Ironically, the way in which they have been responsible is by means of doing something that almost everyone very much wants them to do, above all, the government, and even when the crisis comes, still wants them to do or to get back to doing as soon as possible. This something is the practice of credit expansion. Credit expansion is the lending out of new and additional money that is created out of thin air, with the encouragement and support of the government. Governments value and encourage credit expansion both in the mistaken belief that it is a source of prosperity and in the knowledge that it is a ready source of money to finance government spending.

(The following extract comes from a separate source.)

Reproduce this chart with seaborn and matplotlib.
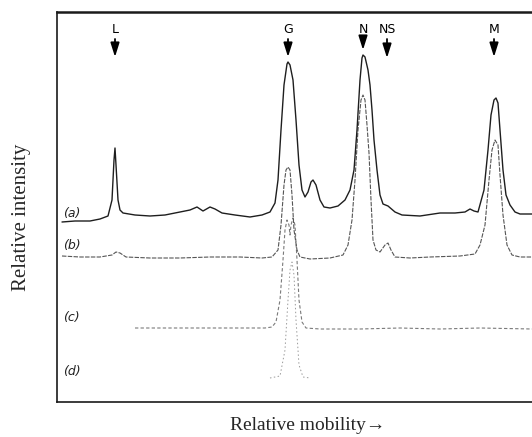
import matplotlib
matplotlib.use("Agg")
import matplotlib.pyplot as plt
import seaborn as sns
import pandas as pd

sns.set_theme(style="white")
plt.rcParams['font.family'] = ['Liberation Serif', 'DejaVu Serif']

# ---- data (mobility in arbitrary units, intensity in arbitrary units incl. offset) ----
a_mob = [5, 18, 33, 43, 51, 55, 57, 58, 59, 61, 63, 66, 78, 93, 108, 123, 133, 140, 146, 153,
         158, 165, 178, 193, 205, 213, 218, 221, 224, 227, 230, 231, 233, 236, 239, 242, 245,
         248, 251, 254, 256, 259, 263, 267, 273, 281, 288, 293, 297, 300, 303, 305, 306, 308,
         311, 313, 315, 317, 320, 323, 326, 331, 338, 345, 363, 383, 398, 408, 413, 417, 421,
         427, 431, 434, 437, 439, 441, 443, 446, 449, 453, 458, 463, 475]
a_int = [180, 181, 181, 183, 186, 202, 242, 254, 237, 202, 192, 189, 187, 186, 187, 190, 192,
         195, 191, 195, 193, 189, 187, 185, 187, 190, 199, 222, 272, 317, 338, 340, 337, 322,
         282, 237, 212, 205, 210, 220, 222, 217, 202, 195, 194, 196, 202, 212, 232, 272, 322,
         344, 347, 345, 332, 317, 292, 262, 232, 207, 198, 196, 190, 187, 186, 189, 189, 190,
         193, 191, 190, 212, 252, 287, 302, 304, 299, 272, 232, 207, 197, 190, 188, 188]

b_mob = [5, 23, 43, 55, 59, 63, 69, 93, 123, 153, 183, 205, 215, 221, 224, 227, 229, 231, 233,
         235, 237, 240, 243, 253, 273, 286, 291, 295, 298, 301, 304, 306, 308, 310, 312, 314,
         316, 319, 323, 328, 331, 334, 338, 353, 373, 403, 418, 423, 428, 432, 435, 438, 441,
         443, 446, 450, 455, 463, 475]
b_int = [146, 145, 145, 147, 150, 149, 145, 144, 144, 145, 145, 144, 145, 152, 177, 217, 232,
         235, 232, 207, 172, 152, 145, 143, 144, 147, 157, 182, 222, 272, 302, 307, 302, 277,
         249, 202, 162, 152, 150, 157, 159, 152, 145, 144, 145, 146, 148, 157, 177, 222, 252,
         262, 257, 227, 187, 157, 147, 145, 145]

c_mob = [78, 103, 143, 183, 208, 215, 219, 223, 226, 228, 230, 232, 233, 234, 236, 238, 240,
         242, 245, 249, 263, 303, 343, 383, 423, 475]
c_int = [74, 74, 74, 74, 74, 75, 80, 102, 142, 172, 182, 177, 167, 177, 184, 177, 142, 102,
         80, 74, 73, 73, 74, 73, 74, 73]

d_mob = [213, 223, 228, 231, 233, 235, 237, 239, 242, 246, 253]
d_int = [24, 26, 52, 102, 132, 140, 127, 82, 37, 25, 24]

trace_labels = ["(a)", "(b)", "(c)", "(d)"]
label_heights = [189, 156, 84, 31]

marker_names = ["L", "G", "N", "NS", "M"]
marker_mob = [58, 231, 306, 330, 437]
marker_tip = [345, 345, 352, 344, 345]

frames = []
for name, m, v in [("a", a_mob, a_int), ("b", b_mob, b_int),
                   ("c", c_mob, c_int), ("d", d_mob, d_int)]:
    frames.append(pd.DataFrame({"mobility": m, "intensity": v, "trace": name}))
df = pd.concat(frames, ignore_index=True)

# ---- figure ----
W, H = 532, 437
fig = plt.figure(figsize=(W / 100, H / 100), dpi=100)
left, right, top, bottom = 57, 532, 12, 402
ax = fig.add_axes([left / W, 1 - bottom / H, (right - left) / W, (bottom - top) / H])

styles = {"a": dict(color="#1e1e1e", lw=1.0),
          "b": dict(color="#555555", lw=0.8, ls=(0, (4, 1.2))),
          "c": dict(color="#7a7a7a", lw=0.8, ls=(0, (3, 2))),
          "d": dict(color="#9a9a9a", lw=0.7, ls=(0, (1.5, 2.5)))}
for name in ["d", "c", "b", "a"]:
    sub = df[df["trace"] == name]
    st = styles[name]
    sns.lineplot(data=sub, x="mobility", y="intensity", ax=ax, color=st["color"],
                 linewidth=st["lw"], linestyle=st.get("ls", "-"), estimator=None,
                 sort=False, legend=False)

ax.set_xlim(0, right - left)
ax.set_ylim(0, bottom - top)
ax.set_xticks([])
ax.set_yticks([])
ax.set_xlabel("")
ax.set_ylabel("")
for s in ["top", "left", "bottom"]:
    ax.spines[s].set_color("#1a1a1a")
    ax.spines[s].set_linewidth(1.2)
ax.spines["top"].set_linewidth(1.8)
ax.spines["right"].set_visible(False)

# trace labels
for lab, yv in zip(trace_labels, label_heights):
    ax.text(6, yv, lab, fontsize=9, family=["DejaVu Sans"], style="italic",
            ha="left", va="center", color="#222")

# band markers
for name, xm, tip in zip(marker_names, marker_mob, marker_tip):
    ax.annotate("", xy=(xm, tip), xytext=(xm, 363),
                arrowprops=dict(arrowstyle="-|>,head_length=0.7,head_width=0.22",
                                color="black", lw=1.3, shrinkA=0, shrinkB=0))
    ax.text(xm, 366, name, fontsize=9, family=["DejaVu Sans"], ha="center",
            va="bottom", color="black")

fig.text(308 / W, 1 - 425 / H, "Relative mobility\u2192", fontsize=14,
         ha="center", va="center", family=["Liberation Serif", "DejaVu Serif"])
fig.text(22 / W, 1 - 217 / H, "Relative intensity", fontsize=15, rotation=90,
         ha="center", va="center", family=["Liberation Serif"])

fig.savefig("out.png", dpi=100)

Credit expansion is what creates a delusion of prosperity while it lasts and economic depression when it ends. It is all that needs to be stopped to end the boom-bust cycle. (In this brief article, I must ask the reader who wants to understand the process, and how to stop it, to be content merely with references to further reading, namely, Chapters XX and XXXI of Ludwig von Mises's Human Action and Chapters 12 and 19 of my own Capitalism: A Treatise on Economics. Concerning the role of credit expansion in our present crisis in particular, please see my articles "The Myth that Laissez Faire Is Responsible for Our Financial Crisis," "Our Financial House of Cards and How to Start Replacing It With Solid Gold," and "The Housing Bubble and the Credit Crunch.")

I want now to deal with the subjects of bonuses and corporate jets.

Bonuses

Granting bonuses to employees and buying jet planes are perfectly legitimate for private business firms. In today's context, this means firms that have not received government bailout money.

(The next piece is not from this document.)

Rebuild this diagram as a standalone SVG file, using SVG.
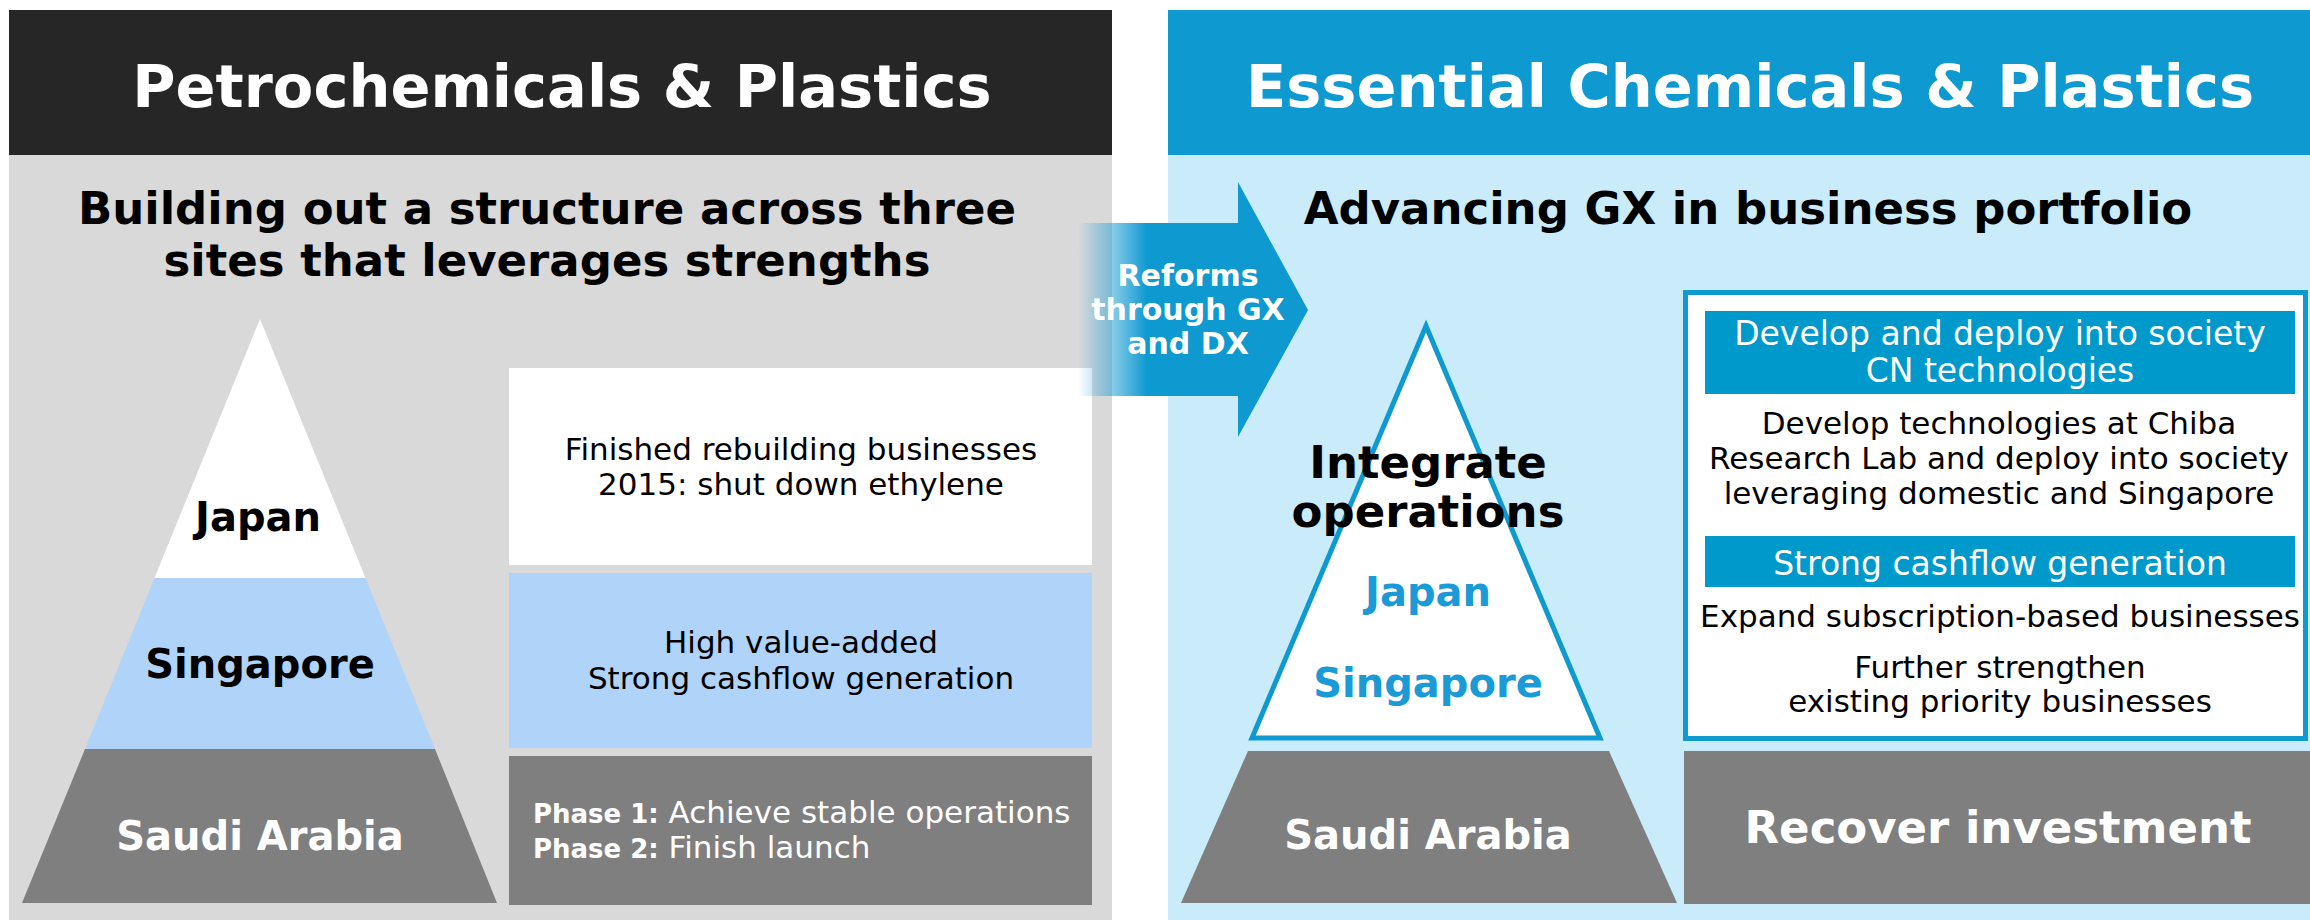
<svg xmlns="http://www.w3.org/2000/svg" width="2310" height="920" viewBox="0 0 2310 920">
<defs>
<linearGradient id="arrowGrad" gradientUnits="userSpaceOnUse" x1="1078" y1="0" x2="1308" y2="0">
<stop offset="0" stop-color="#0f99d1" stop-opacity="0"/>
<stop offset="0.3" stop-color="#0f99d1" stop-opacity="1"/>
<stop offset="1" stop-color="#0f99d1" stop-opacity="1"/>
</linearGradient>
<style>
text{font-family:"DejaVu Sans",Verdana,sans-serif}
.b{font-weight:bold}
.c{text-anchor:middle}
.w{fill:#ffffff}
.k{fill:#000000}
.title{font-size:59px;font-weight:bold;fill:#ffffff;text-anchor:middle}
.sub{font-size:45px;font-weight:bold;fill:#000000;text-anchor:middle}
.lbl{font-size:40px;font-weight:bold;text-anchor:middle}
.lt{font-size:31px}
.rt{font-size:31px}
.bar{fill:#0099cc}
.blue{fill:#1a9ad6}
</style>
</defs>
<rect x="0" y="0" width="2310" height="920" fill="#ffffff"/>

<g id="panel-left">
<rect x="9" y="10" width="1103" height="145" fill="#262626"/>
<rect x="9" y="155" width="1103" height="765" fill="#d9d9d9"/>
<text class="title" x="562" y="107">Petrochemicals &amp; Plastics</text>
<text class="sub" x="547" y="224">Building out a structure across three</text>
<text class="sub" x="547" y="276">sites that leverages strengths</text>
</g>

<g id="panel-right">
<rect x="1168" y="10" width="1142" height="145" fill="#0f99d1"/>
<rect x="1168" y="155" width="1142" height="765" fill="#c9ebfa"/>
<text class="title" x="1750" y="107">Essential Chemicals &amp; Plastics</text>
<text class="sub" x="1748" y="224">Advancing GX in business portfolio</text>
</g>

<g id="left-pyramid-japan">
<polygon points="260,319 365.5,578 154.5,578" fill="#ffffff"/>
<text class="lbl k" x="258" y="531">Japan</text>
</g>
<g id="left-pyramid-singapore">
<polygon points="154.5,578 365.5,578 435,749 85,749" fill="#b0d3fa"/>
<text class="lbl k" x="260" y="678">Singapore</text>
</g>
<g id="left-pyramid-saudi">
<polygon points="85,749 435,749 497,903 22,903" fill="#7f7f7f"/>
<text class="lbl w" x="260" y="850">Saudi Arabia</text>
</g>

<g id="box-japan">
<rect x="509" y="368" width="583" height="197" fill="#ffffff"/>
<text class="lt k c" x="801" y="460">Finished rebuilding businesses</text>
<text class="lt k c" x="801" y="495">2015: shut down ethylene</text>
</g>
<g id="box-singapore">
<rect x="509" y="573" width="583" height="175" fill="#b0d3fa"/>
<text class="lt k c" x="801" y="653">High value-added</text>
<text class="lt k c" x="801" y="689">Strong cashflow generation</text>
</g>
<g id="box-saudi">
<rect x="509" y="756" width="583" height="149" fill="#7f7f7f"/>
<text class="w" x="533" y="823"><tspan class="b" font-size="26">Phase 1:</tspan><tspan font-size="31"> Achieve stable operations</tspan></text>
<text class="w" x="533" y="858"><tspan class="b" font-size="26">Phase 2:</tspan><tspan font-size="31"> Finish launch</tspan></text>
</g>

<g id="right-pyramid">
<polygon points="1426,326 1600,738 1252,738" fill="#ffffff" stroke="#0f99d1" stroke-width="5"/>
<text class="b k c" font-size="45" x="1428" y="478">Integrate</text>
<text class="b k c" font-size="45" x="1428" y="527">operations</text>
<text class="lbl blue" x="1428" y="606">Japan</text>
<text class="lbl blue" x="1428" y="697">Singapore</text>
</g>
<g id="right-pyramid-saudi">
<polygon points="1248,751 1609,751 1677,903 1181,903" fill="#7f7f7f"/>
<text class="lbl w" x="1428" y="849">Saudi Arabia</text>
</g>

<g id="box-gx">
<rect x="1685.5" y="292.5" width="620" height="446" fill="#ffffff" stroke="#0f99d1" stroke-width="5"/>
<rect class="bar" x="1705" y="311" width="590" height="83"/>
<text class="w c" font-size="33" x="2000" y="345">Develop and deploy into society</text>
<text class="w c" font-size="33" x="2000" y="382">CN technologies</text>
<text class="rt k c" x="1999" y="434">Develop technologies at Chiba</text>
<text class="rt k c" x="1999" y="469">Research Lab and deploy into society</text>
<text class="rt k c" x="1999" y="504">leveraging domestic and Singapore</text>
<rect class="bar" x="1705" y="536" width="590" height="51"/>
<text class="w c" font-size="33" x="2000" y="575">Strong cashflow generation</text>
<text class="rt k c" x="2000" y="627">Expand subscription-based businesses</text>
<text class="rt k c" x="2000" y="678">Further strengthen</text>
<text class="rt k c" x="2000" y="712">existing priority businesses</text>
</g>

<g id="box-recover">
<rect x="1684" y="751" width="626" height="153" fill="#7f7f7f"/>
<text class="b w c" font-size="45" x="1998" y="843">Recover investment</text>
</g>

<g id="connectors">
<g id="arrow-reforms">
<polygon points="1078,223 1238,223 1238,182 1308,310 1238,437 1238,396 1078,396" fill="url(#arrowGrad)"/>
<text class="b w c" font-size="30" x="1188" y="286">Reforms</text>
<text class="b w c" font-size="30" x="1188" y="320">through GX</text>
<text class="b w c" font-size="30" x="1188" y="354">and DX</text>
</g>
</g>
</svg>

Giving bonuses and buying jet planes are purely business decisions. It's only a question of whether the bonuses motivate the employees who receive them to bring in profits to the firm that are greater than the bonuses paid, or not. If the answer is yes, then it makes sense to pay the bonuses.

To the chief executive of a privately owned, non-taxpayer supported Wall Street firm, the payment of bonuses even in a year of calamitous losses may appear as still making economic sense, at least if the firm expects to stay in business. This is because the bonuses are not paid to people who have incurred the firm's losses. Those losses are in the assets the firm owns. They are not in its day-to-day trading operations, which may continue to be profitable.

The situation is analogous to that of a retail chain which has had massive losses because of such things as fire or hurricane damage to its warehouses, but whose stores are still making money. The Wall Street firm is still executing customers' orders in buying and selling securities, it is still trading in currencies and in the futures markets, and still arranging mergers and acquisitions, and divestitures and breakups. All of these aspects of its business may well still be profitable.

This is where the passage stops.